Every day, thousands of children from Columbia Public Schools utilize the public school bus transportation system. Typically, these students are under limited supervision during their commutes, with primary responsibility of their safety lying solely on bus drivers.
According to CPS Transportation Coordinator David Wilson, district officials will visit the 19 Columbia elementary schools and three middle schools from Oct. 17-21 to introduce the annual, required emergency evacuation drills. Bus drivers will instruct students, in the event of a true emergency, what they would be expected to do, what they would be directed to do, the various emergency exits on the school buses and how to be prepared.
"We ask that the kids display the same behavior on the school buses as they do in the classroom," Wilson said. "The kids need to understand that it's not a place to play. They need to understand it's a situation where they need to behave and be safe."
The National Association of School Psychologists writes, "Children are typically not under the supervision of teachers or parents when riding the school bus. Such unstructured situations often lead to misbehavior and episodes of poor judgment on the part of some students. Disruptive behavior may distract the driver or may encourage a student to take unnecessary risks."
These risks aren't limited to the school bus environment. Also in light of National School Bus Safety Week, Wilson says CPA is reaching out to all drivers on the roadways. Wilson said, "It's a state law that whenever a school bus is stopped to load and unload children, all vehicles on a two lane road must also stop. [This] is a time for us to stress to the public and to the community how important it is to be safe around school buses."
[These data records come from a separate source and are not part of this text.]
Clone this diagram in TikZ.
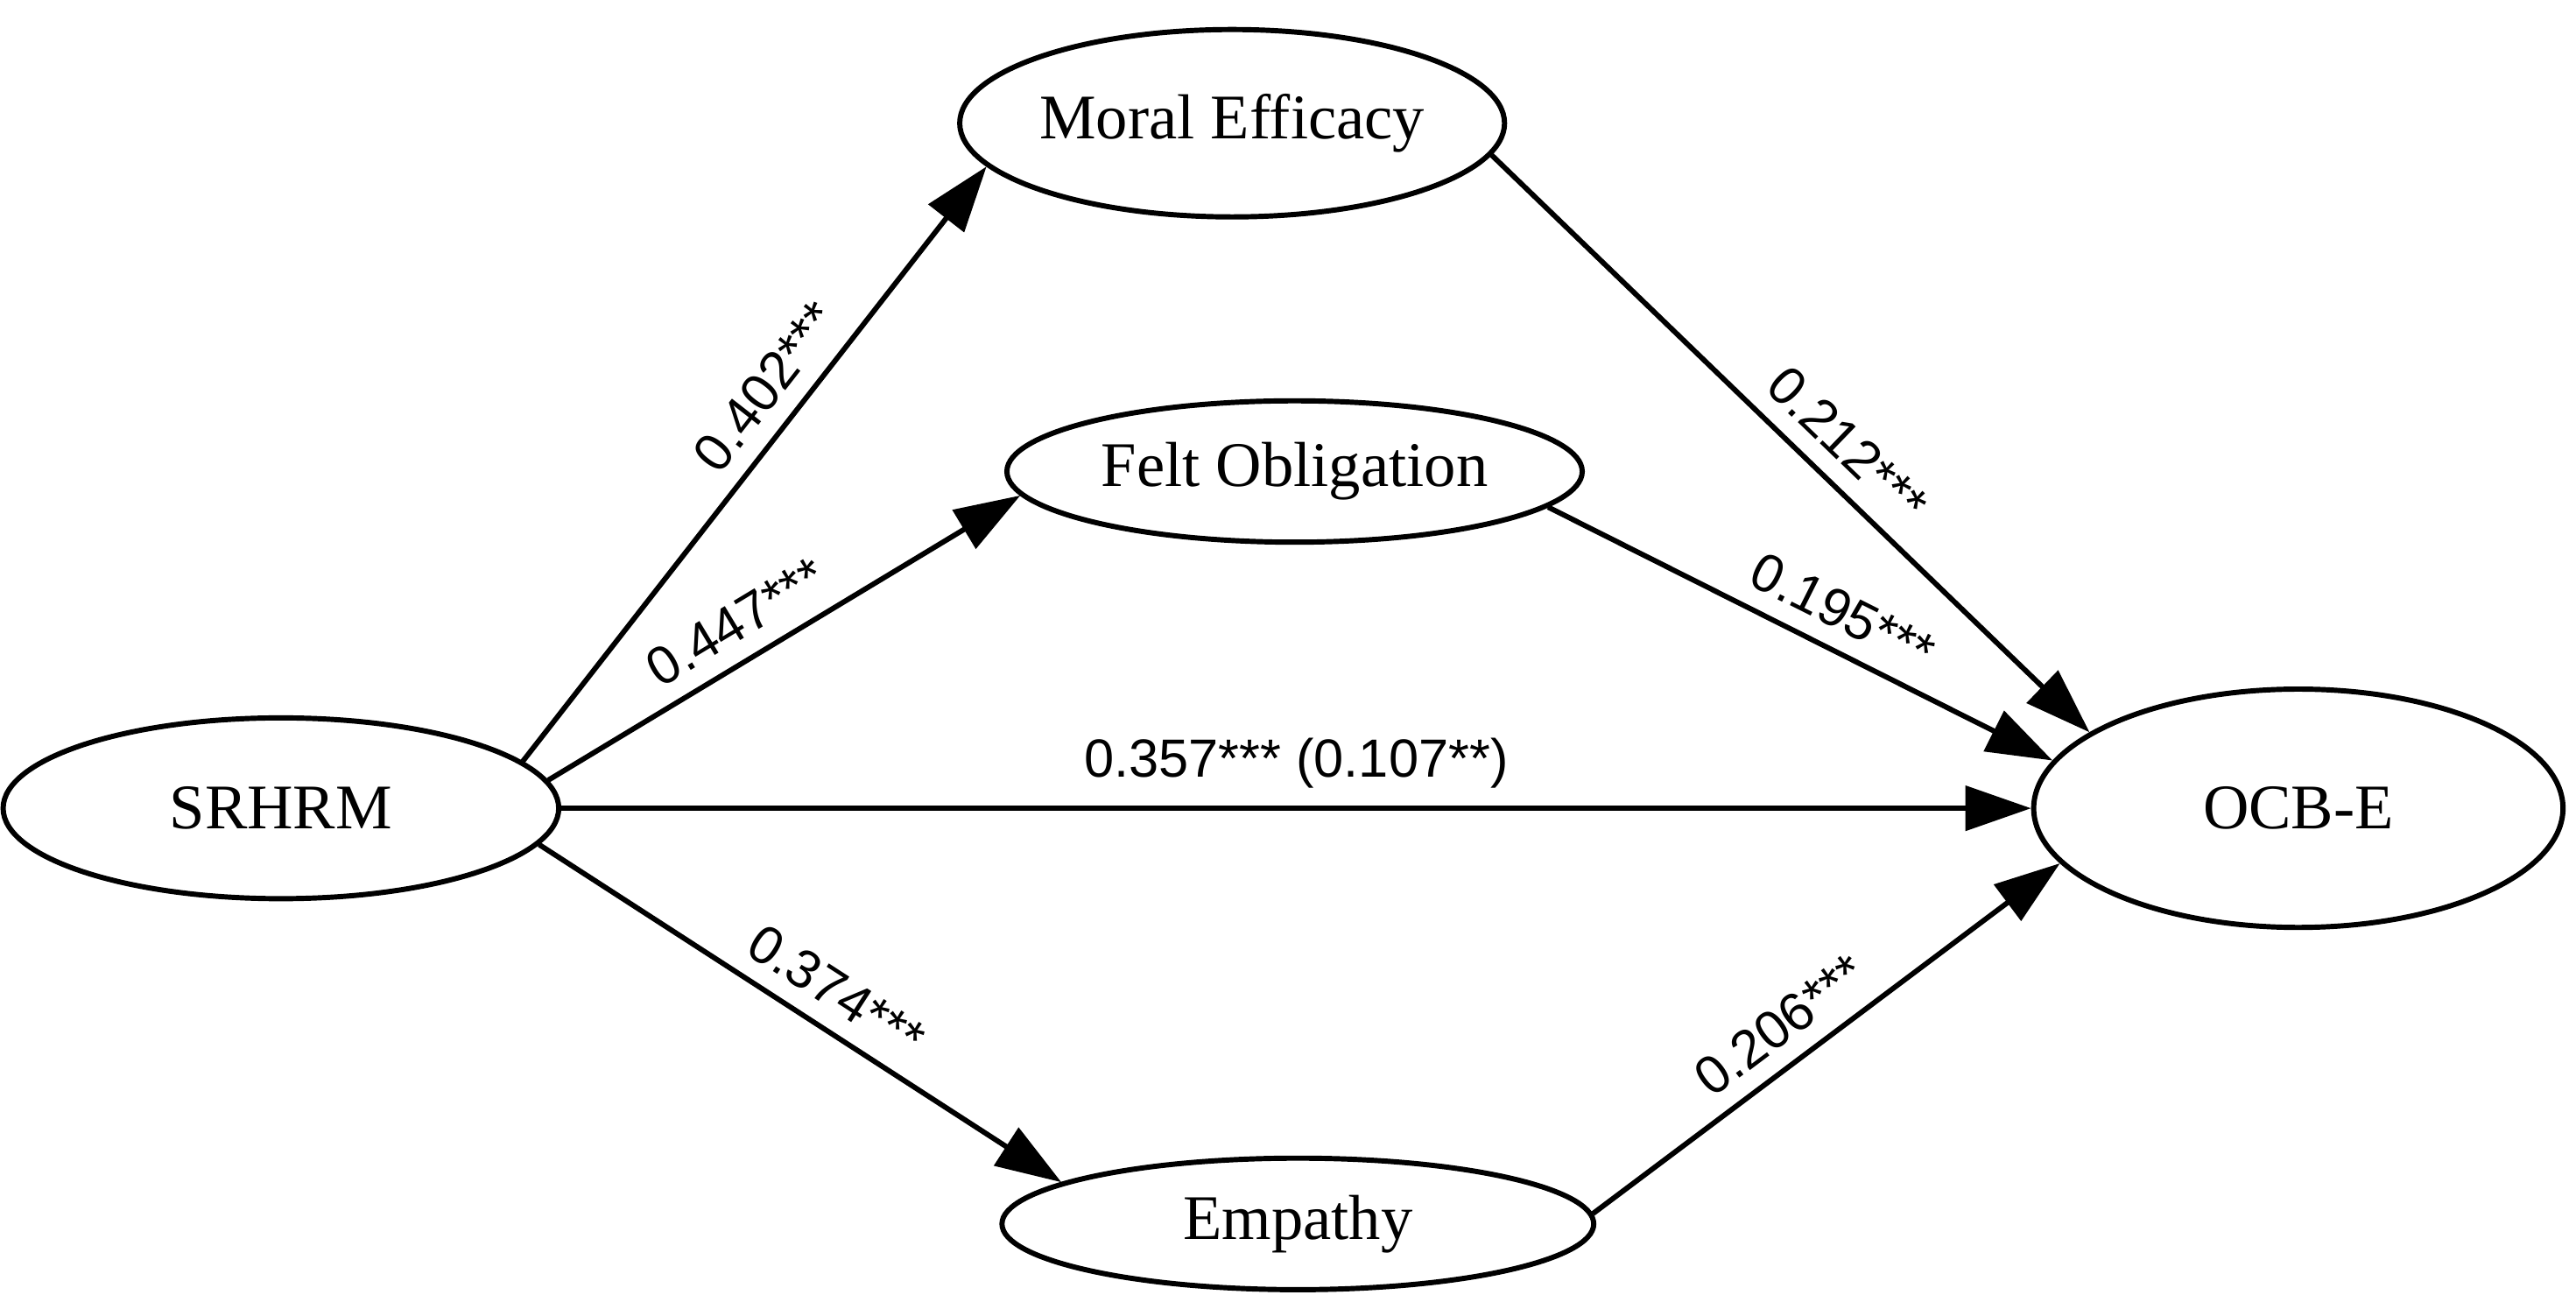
\documentclass[tikz,border=0pt]{standalone}
\usepackage{fontspec}
\setmainfont{Liberation Serif}
\newfontfamily\lblfont{Liberation Sans}
\usetikzlibrary{arrows.meta,shapes.geometric}
\begin{document}
\begin{tikzpicture}[x=0.01cm,y=-0.01cm,
  var/.style={draw,ellipse,line width=0.9pt,inner sep=0pt,font=\fontsize{11}{13}\selectfont},
  path/.style={line width=0.9pt,-{Triangle[length=4mm,width=2.7mm]}},
  lbl/.style={font=\lblfont\fontsize{9.3}{11}\selectfont,sloped,above,inner sep=3pt}]
\useasboundingbox (0,0) rectangle (1568,788);
\node[var,minimum width=2.95cm,minimum height=1.14cm] (me) at (750,75) {Moral Efficacy};
\node[var,minimum width=3.5cm,minimum height=0.86cm] (fo) at (788,287) {Felt Obligation};
\node[var,minimum width=3.38cm,minimum height=1.1cm] (sr) at (171,492) {SRHRM};
\node[var,minimum width=3.22cm,minimum height=1.45cm] (oc) at (1399,492) {OCB-E};
\node[var,minimum width=3.6cm,minimum height=0.8cm] (em) at (790,745) {Empathy};
\draw[path] (sr.11) -- node[lbl,pos=0.59]{0.402***} (me.190);
\draw[path] (sr.6) -- node[lbl,pos=0.44]{0.447***} (fo.185);
\draw[path] (sr.east) -- node[lbl,pos=0.5]{0.357*** (0.107**)} (oc.west);
\draw[path] (sr.-8) -- node[lbl,pos=0.53]{0.374***} (em.170);
\draw[path] (me.-7) -- node[lbl,pos=0.55]{0.212***} (oc.160);
\draw[path] (fo.-8) -- node[lbl,pos=0.55]{0.195***} (oc.169);
\draw[path] (em.2) -- node[lbl,pos=0.45]{0.206***} (oc.193);
\end{tikzpicture}
\end{document}
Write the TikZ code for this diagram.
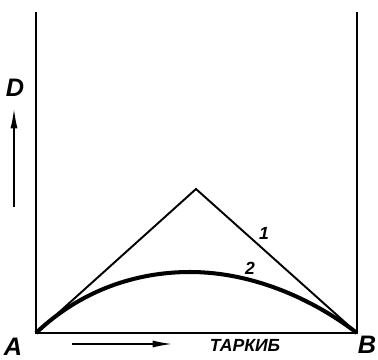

The National Association of School Psychologists found that of students who have died in school bus-related incidents nationwide, almost two-thirds were killed by school buses. However, Wilson said children actually are safer on school buses than they are in any other form of transportation. He said buses are built to a a construction that will protect the lives of most students, regardless of seatbelt use, in the event of a roll-over or other accident. "Buses are the safest form, statistically speaking, of any form of land transportation on earth," he said. None of the 155 school buses servicing Columbia Public Schools has seat belts.
Drivers serving Columbia Public Schools must complete a minimum of 50 hours of training prior to operating school buses and then continue ongoing training throughout their bus-driving careers. They, along with school officials, must conduct emergency drills twice a year for kindergarten through sixth grade, as required by Mo. state law. High schools are not mandated to conduct such drills.
Wilson said though National School Bus Safety Week officially ends Friday, CPS officials will continue the safety initiative until demonstrations have been given at all 22 schools involved.